Montana has some big names and well-known places (I’m talking about you Glacier National Park), but the truth of the matter is this: some of the coolest places are located off the beaten path and come in the form of small towns, destinations at the end of gravel roads, local shops and colorful characters. Keeping this in mind, last week I set out to explore one of Western Montana’s most-underrated places: the Mission Valley. And you guys, it was a perfect fall day that had picture-perfect views around every corner.
But, as it goes with many off-the-beaten-path places, it can be hard to know where to start or what to see when you’re adventuring around a new destination.
To make it easier, I rounded up 9 must-see attractions in Montana’s Mission Valley.
1. The Mission Mountains from Ravalli Hill. Hands down, this is one of the best views in Montana and it’s not really off the beaten path, as it’s right on Highway 93. But here’s the thing: this view is best soaked in by pulling off the highway into the scenic overlook and spending at least a few minutes looking at one of the wildest mountain ranges in the West.
Insider tip: this is also one of the best places to catch sunrise.
2. McDonald Lake. I found out about McDonald Lake from one of my favorite places: instagram. Several locals were posting photos from this lake, located a short drive back in the Mission Mountains, to their instagram feeds and I knew it was a place I needed to visit. It’s a gorgeous destination to take a hike, have a picnic, cast a fishing line or simply sit and relax.
One thing to note: the lake is on tribal land, so you do need to purchase a recreation permit from the Confederated Salish & Kootenai Tribes.
3. The National Bison Range. It’s no secret that I’m a big fan of the National Bison Range (you can read more about my day trip to the range here), but regardless this is one of the best places to visit in the Mission Valley, especially for wildlife watching and photography.
4. Great Gray Gifts and Ninepipes Lodge. Located just off Highway 93, Great Gray Gifts is brand new to the Mission Valley (they opened in May 2016). Owned by the adorable husband-and-wife team from Ninepipes Lodge, the merchandise at Gray Gray Gifts is all hand-selected and and includes many made in Montana products. Next door, you’ll find Ninepipes Lodge and Allentown Restaurant. If you’re looking to stay and play in the Mission Valley, the lodge is a great home base.

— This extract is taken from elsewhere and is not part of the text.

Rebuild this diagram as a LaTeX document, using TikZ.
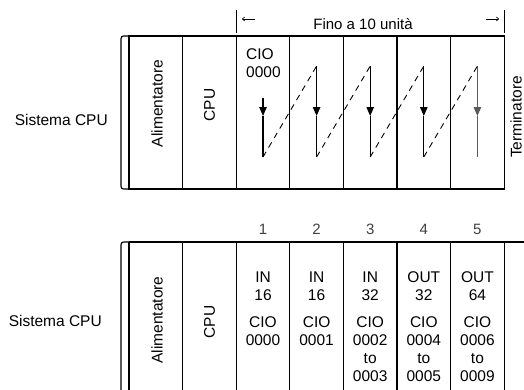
\documentclass[tikz,border=0pt]{standalone}
\usepackage{fontspec}
\setmainfont{Liberation Sans}
\usetikzlibrary{arrows.meta}
\tikzset{
  frame/.style={line width=1.1pt, black},
  txt/.style={font=\fontsize{15.5}{18}\selectfont, inner sep=0pt},
  side/.style={font=\fontsize{15.5}{18}\selectfont, inner sep=0pt, anchor=base east},
  rot/.style={font=\fontsize{15.5}{18}\selectfont, inner sep=0pt, rotate=90},
  numlbl/.style={font=\fontsize{15}{17}\selectfont, inner sep=0pt, text=black!75, anchor=base},
  flow/.style={line width=1.1pt},
  flowhead/.style={line width=1.1pt, -{Triangle[length=9pt,width=7.5pt]}},
  jump/.style={line width=0.9pt, dash pattern=on 6pt off 5pt},
  hdr/.style={line width=0.6pt, -{To[length=3pt,width=4.5pt]}}
}
\begin{document}
\begin{tikzpicture}[x=1pt,y=-1pt]
\useasboundingbox (0,0) rectangle (524,389);
% ---------- top rack ----------
\draw[frame, rounded corners=2.5pt] (129,36) -- (121,36) -- (121,189) -- (129,189);
\draw[frame] (129,36) rectangle (504.2,189);
\foreach \k in {1,...,6} {
  \draw[frame] ({129+53.6*\k},36) -- ({129+53.6*\k},189);
}
% header
\draw[line width=1pt] (236.2,10) -- (236.2,33);
\draw[line width=1pt] (504.2,10) -- (504.2,33);
\coordinate (hl1) at (255,19); \coordinate (hl2) at (242,19);
\coordinate (hr1) at (486,19); \coordinate (hr2) at (499,19);
\draw[hdr] (hl1) -- (hl2);
\draw[hdr] (hr1) -- (hr2);
\node[font=\fontsize{15}{18}\selectfont, inner sep=0pt, anchor=base] (fino) at (363,29) {Fino a 10 unità};
% labels
\node[side] (sys1) at (108,125) {Sistema CPU};
\node[rot] (ali1) at (157,103.5) {Alimentatore};
\node[rot] (cpu1) at (209.5,105) {CPU};
\node[rot] (term) at (516,117) {Terminatore};
\node[txt, anchor=north west, align=left] (cio1) at (246,48) {CIO\\0000};
% flow arrows
\coordinate (a3t) at (263,98);
\foreach \n/\x in {3/263,4/316.6,5/370.2,6/423.8,7/477.4} {
  \coordinate (a\n m) at (\x,116);
  \coordinate (a\n b) at (\x,157);
}
\foreach \n/\x in {4/316.6,5/370.2,6/423.8,7/477.4} {
  \coordinate (a\n t) at (\x,66);
}
\foreach \n in {3,4,5,6} {
  \draw[flowhead] (a\n t) -- (a\n m);
  \draw[flow] (a\n m) -- (a\n b);
}
\draw[flowhead, black!65] (a7t) -- (a7m);
\draw[flow, black!65] (a7m) -- (a7b);
\draw[jump] (a3b) -- (a4t);
\draw[jump] (a4b) -- (a5t);
\draw[jump] (a5b) -- (a6t);
\draw[jump] (a6b) -- (a7t);
% ---------- bottom rack ----------
\draw[frame, rounded corners=2.5pt] (129,242) -- (121,242) -- (121,390);
\draw[frame] (129,242) -- (524,242);
\foreach \k in {0,...,7} {
  \draw[frame] ({129+53.6*\k},242) -- ({129+53.6*\k},390);
}
\node[side] (sys2) at (102,326) {Sistema CPU};
\node[rot] (ali2) at (157,320) {Alimentatore};
\node[rot] (cpu2) at (209.5,322) {CPU};
\foreach \n/\x in {1/263,2/316.6,3/370.2,4/423.8,5/477.4} {
  \node[numlbl] (num\n) at (\x,234) {\n};
}
\node[txt, anchor=north, align=center] (m1a) at (263,271.5) {IN\\16};
\node[txt, anchor=north, align=center] (m1b) at (263,316.5) {CIO\\0000};
\node[txt, anchor=north, align=center] (m2a) at (316.6,271.5) {IN\\16};
\node[txt, anchor=north, align=center] (m2b) at (316.6,316.5) {CIO\\0001};
\node[txt, anchor=north, align=center] (m3a) at (370.2,271.5) {IN\\32};
\node[txt, anchor=north, align=center] (m3b) at (370.2,316.5) {CIO\\0002\\to\\0003};
\node[txt, anchor=north, align=center] (m4a) at (423.8,271.5) {OUT\\32};
\node[txt, anchor=north, align=center] (m4b) at (423.8,316.5) {CIO\\0004\\to\\0005};
\node[txt, anchor=north, align=center] (m5a) at (477.4,271.5) {OUT\\64};
\node[txt, anchor=north, align=center] (m5b) at (477.4,316.5) {CIO\\0006\\to\\0009};
\end{tikzpicture}
\end{document}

5. Ninepipes Museum of Early Montana. Located next door to Ninepipes Lodge is one of the most interesting museums in Montana—Ninepipes Museum of Early Montana. Operated by one of the valley’s most well-known families, the Cheffs, the museum has a well-curated collection of hundreds of Western Plains Indian artifacts, as well as exhibits on early settlers, the fur trade and cowboy way of life.
Insider tip: take the guided tour, if possible.
6. Mission Mountain Golf Course. If you like golf (or you’re really good at driving the golf cart like me), this course in Ronan has one of the most stunning backdrops in Western Montana.
7. Stella’s Deli & Bakery. Fun fact: I get really sick of eating sandwiches (except peanut butter and jelly – those never get old). But I’m 100 percent confident that I’ll never tire of the sandwiches at Stella’s Deli & Bakery in Ronan. I’m not sure if it’s the homemade buns they serve them on, but this is THE place to stop for lunch in Ronan.
8. Muley Bluz-Cowboy Toys. It’s no secret that I love cowboys and authentic western offerings, so believe me when I tell you that I’m obsessed with Muley Bluz. Located on Main Street in Ronan, I randomly stumbled into this shop last week and had a great 45 minutes of trying on chaps (also called chinks, depending on who you’re talking to), sitting in saddles and talking the owner’s ear off. Long story short: don’t visit the Mission Valley without stopping into Muley Bluz.
9. The People’s Center. If you asked me what my favorite museum is in Montana, The People’s Center in Pablo would be among my top choices. The museum shares the history and culture of the Salish, Pend d’Oreille and Kootenai tribes and has artifacts and exhibits on display. But if you want to really learn about the history of Montana’s first nation, take the guided tour. The center’s tour guides will share incredible insights into the tribal histories, traditions and more and, to be totally truthful, it’s one of the best guided tours I’ve ever taken.